Home of Your Own Pre-Qualification Tool 

Please answer the following questions to see if you are eligible to apply for the Housing Choice Voucher (HCV) Homeownership Program. 

1.

Are you a participant who has been in good standing in the HCV rental program for at least one year? A participant in good standing means you are fully compliant with all SDHC rules and your landlord lease over the past year, and have not had a repayment agreement with SDHC within the last 12 months.
 

 

If ‘yes,’ continue to question #2:  i
 

 

If 'no,' go no further at this time.  After completing one-year of participation in the HCV rental program and/or meeting the good standing requirement for a full 12 months, you may proceed with this questionnaire.
 

2.

 Has the head of household, spouse, or co-head been employed full-time (an average of no less than 35 hours per week) for the past 12 months and been continuously employed for at least 24 months? 
OR

Is the head of household, spouse, or co-head permanently disabled or elderly?
 

 

If ‘yes,’ continue to question #3:  i
 

 

If ‘no,’ go no further. You are not eligible to apply for the HCV Homeownership Program until you establish the required employment history or you become permanently disabled or elderly.
 

3.

For a non-elderly/non-disabled family, is your annual income equal to or greater than $35,000 or are you a current FSS/ASPIRE participant or recent graduate with an annual income equal to or greater than $30,000? (Please note that TANF/AFDC assistance cannot be counted as income for non-elderly/non-disabled families to qualify for the HCV Homeownership Program.)
OR

If permanently disabled or elderly, do you have a minimum annual income greater than or equal to $25,000? (TANF/AFDC can be counted as income for permanently disabled or elderly families to qualify for the HCV Homeownership Program.)

 

 

If ‘yes,’ continue to question #4:  i
 

 

If ‘no,’ stop here. You do not qualify for the homeownership program unless you meet the minimum income requirements.
 

4.

Are you a first-time homebuyer, or do you require homeownership as a reasonable accommodation for a disability? A first-time homebuyer is defined as a family with no family member having ownership in a home within the past three years*.
 

 

If ‘yes,’ continue to question #5:  i
 

  If ‘no,’ you must satisfy the time requirement of three full years of no ownership interest in a home to qualify as a first time homebuyer.

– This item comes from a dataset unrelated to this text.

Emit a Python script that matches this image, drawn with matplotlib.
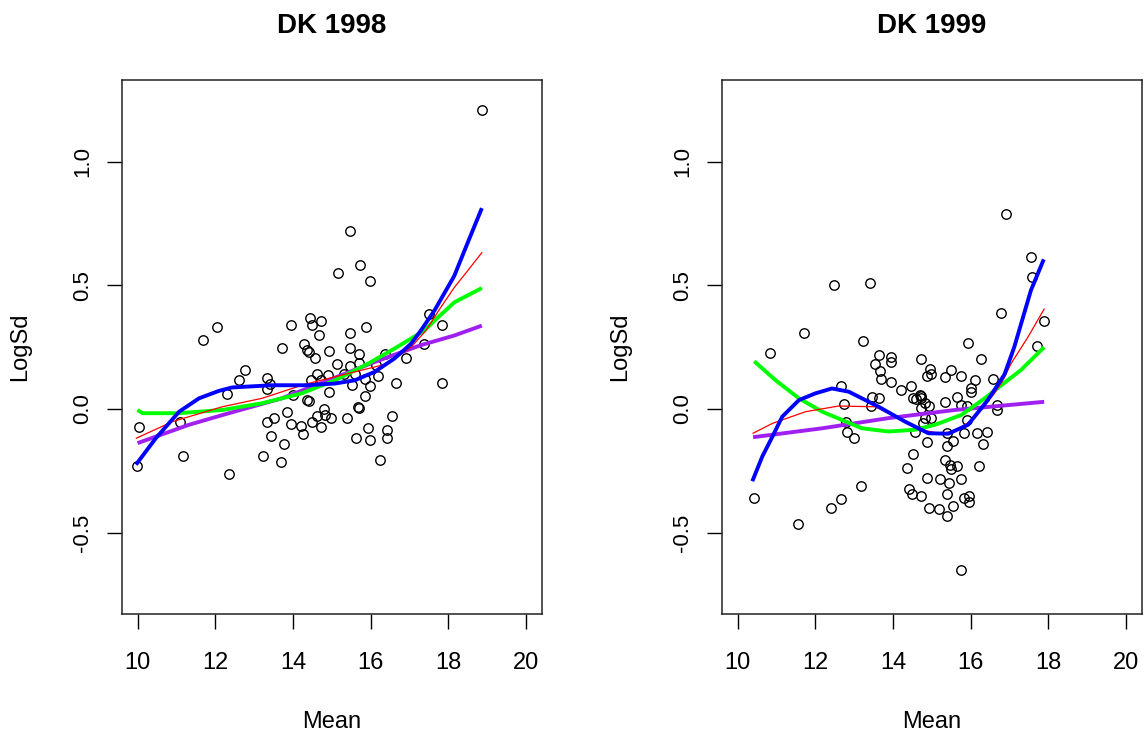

*Displaced domestics or applicants who owned shares in a co-op may have owned in the last 3 years, but cannot currently own a residential unit.
 

5.

Do you have at least $3000.00 in savings, IDA, or checking accounts for use toward a down payment? A maximum of $1,500 may be used from your FSS/ASPIRE match to meet this requirement. The other $1,500 needs to be verifiable savings accumulated over several months in your savings, IDA, or checking accounts.
 

 

If ‘yes,’ continue to question #6:  i
 

 

If ‘no,’ stop here. You do not qualify for the homeownership program unless you meet the minimum savings requirement.
 

6.

Do you have good credit?
 

 

If ‘no,’ go no further today. You may be interested in attending Financial Fitness Training to learn more about increasing financial assets and resolving credit issues. A seminar schedule is located at: http://www.chworks.org.  
 

 

If ‘yes,’ continue with the instructions below. If you do not know what your credit report contains, you may view it at  http://www.annualcreditreport.com.

i

If you answered ‘yes’ to all six items above, your family meets the minimum eligibility requirements for the Home of Your Own program. Please click here for the application and attachments.

Complete the application and ALL the necessary attachments, and submit with your last 6 months of bank statements to:

San Diego Housing Commission
Attn: Natalie Riddle #27
1122 Broadway Ste. 300
San Diego, CA 92101 

Note: Housing Choice Voucher Homeownership Program eligibility does not guarantee you will be able to secure a mortgage loan. Mortgage lenders look at additional factors such as credit report and debt-to-income ratios before deciding whether a family will qualify for a mortgage loan. You may need savings greater than the program minimum for the down payment or closing costs. You should also consider home expenses when budgeting for homeownership.